====== DATA EXTRACT ======

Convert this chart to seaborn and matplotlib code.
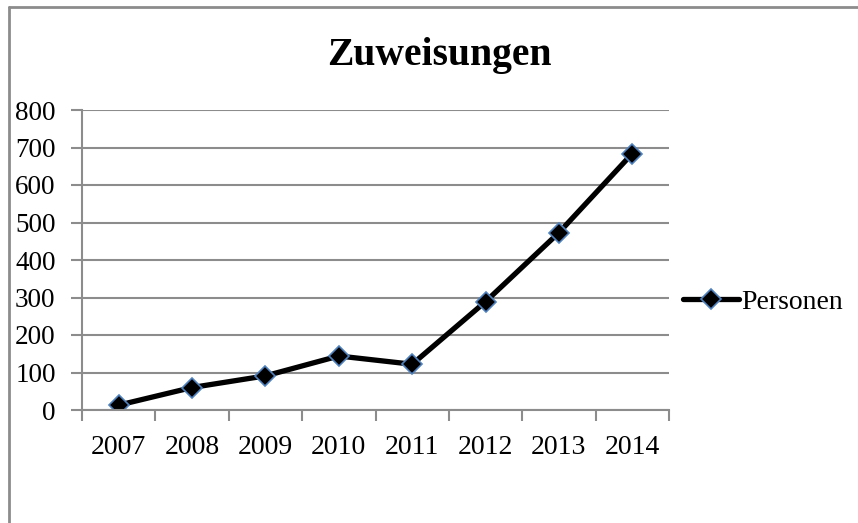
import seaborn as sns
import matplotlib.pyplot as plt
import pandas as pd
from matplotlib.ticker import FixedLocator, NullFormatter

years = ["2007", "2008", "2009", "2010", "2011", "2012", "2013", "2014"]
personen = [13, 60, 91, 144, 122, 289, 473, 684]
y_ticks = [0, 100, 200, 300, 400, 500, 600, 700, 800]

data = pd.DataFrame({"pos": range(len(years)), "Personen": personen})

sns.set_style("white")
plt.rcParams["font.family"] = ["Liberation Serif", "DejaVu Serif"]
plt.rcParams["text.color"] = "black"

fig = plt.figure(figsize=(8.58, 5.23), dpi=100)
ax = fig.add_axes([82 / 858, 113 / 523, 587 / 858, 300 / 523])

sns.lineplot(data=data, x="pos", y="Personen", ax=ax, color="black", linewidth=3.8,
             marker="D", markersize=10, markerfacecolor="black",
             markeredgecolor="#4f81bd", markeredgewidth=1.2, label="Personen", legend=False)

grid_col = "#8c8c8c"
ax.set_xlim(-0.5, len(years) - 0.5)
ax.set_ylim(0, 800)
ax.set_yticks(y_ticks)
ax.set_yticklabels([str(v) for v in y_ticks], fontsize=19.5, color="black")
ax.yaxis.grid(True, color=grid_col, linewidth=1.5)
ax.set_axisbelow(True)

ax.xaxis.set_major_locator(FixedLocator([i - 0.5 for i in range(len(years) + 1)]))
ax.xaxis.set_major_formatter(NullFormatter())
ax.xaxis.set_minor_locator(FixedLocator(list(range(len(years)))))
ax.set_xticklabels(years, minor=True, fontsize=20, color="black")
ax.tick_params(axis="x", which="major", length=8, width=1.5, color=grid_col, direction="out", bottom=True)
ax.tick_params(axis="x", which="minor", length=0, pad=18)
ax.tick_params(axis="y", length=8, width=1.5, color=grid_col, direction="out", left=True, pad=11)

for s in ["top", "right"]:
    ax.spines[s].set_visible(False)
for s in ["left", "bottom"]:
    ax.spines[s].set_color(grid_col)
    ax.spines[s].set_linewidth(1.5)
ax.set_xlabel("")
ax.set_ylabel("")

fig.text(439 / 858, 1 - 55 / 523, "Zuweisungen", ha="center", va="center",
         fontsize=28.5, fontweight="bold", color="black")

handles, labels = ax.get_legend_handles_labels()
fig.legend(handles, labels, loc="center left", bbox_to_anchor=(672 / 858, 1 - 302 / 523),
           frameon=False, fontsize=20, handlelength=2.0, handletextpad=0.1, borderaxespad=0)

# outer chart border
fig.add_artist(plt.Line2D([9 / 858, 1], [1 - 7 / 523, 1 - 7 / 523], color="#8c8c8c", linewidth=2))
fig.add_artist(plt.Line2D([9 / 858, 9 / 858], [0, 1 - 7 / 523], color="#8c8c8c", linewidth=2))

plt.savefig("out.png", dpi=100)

======

• WHAT YOU SHOULD DO
Leave out any pictures and return exactly the lines from the beginning of the data through the line with "ax.set_axisbelow(True)", inclusive.

• TASK OUTPUT
Convert this chart to seaborn and matplotlib code.
import seaborn as sns
import matplotlib.pyplot as plt
import pandas as pd
from matplotlib.ticker import FixedLocator, NullFormatter

years = ["2007", "2008", "2009", "2010", "2011", "2012", "2013", "2014"]
personen = [13, 60, 91, 144, 122, 289, 473, 684]
y_ticks = [0, 100, 200, 300, 400, 500, 600, 700, 800]

data = pd.DataFrame({"pos": range(len(years)), "Personen": personen})

sns.set_style("white")
plt.rcParams["font.family"] = ["Liberation Serif", "DejaVu Serif"]
plt.rcParams["text.color"] = "black"

fig = plt.figure(figsize=(8.58, 5.23), dpi=100)
ax = fig.add_axes([82 / 858, 113 / 523, 587 / 858, 300 / 523])

sns.lineplot(data=data, x="pos", y="Personen", ax=ax, color="black", linewidth=3.8,
             marker="D", markersize=10, markerfacecolor="black",
             markeredgecolor="#4f81bd", markeredgewidth=1.2, label="Personen", legend=False)

grid_col = "#8c8c8c"
ax.set_xlim(-0.5, len(years) - 0.5)
ax.set_ylim(0, 800)
ax.set_yticks(y_ticks)
ax.set_yticklabels([str(v) for v in y_ticks], fontsize=19.5, color="black")
ax.yaxis.grid(True, color=grid_col, linewidth=1.5)
ax.set_axisbelow(True)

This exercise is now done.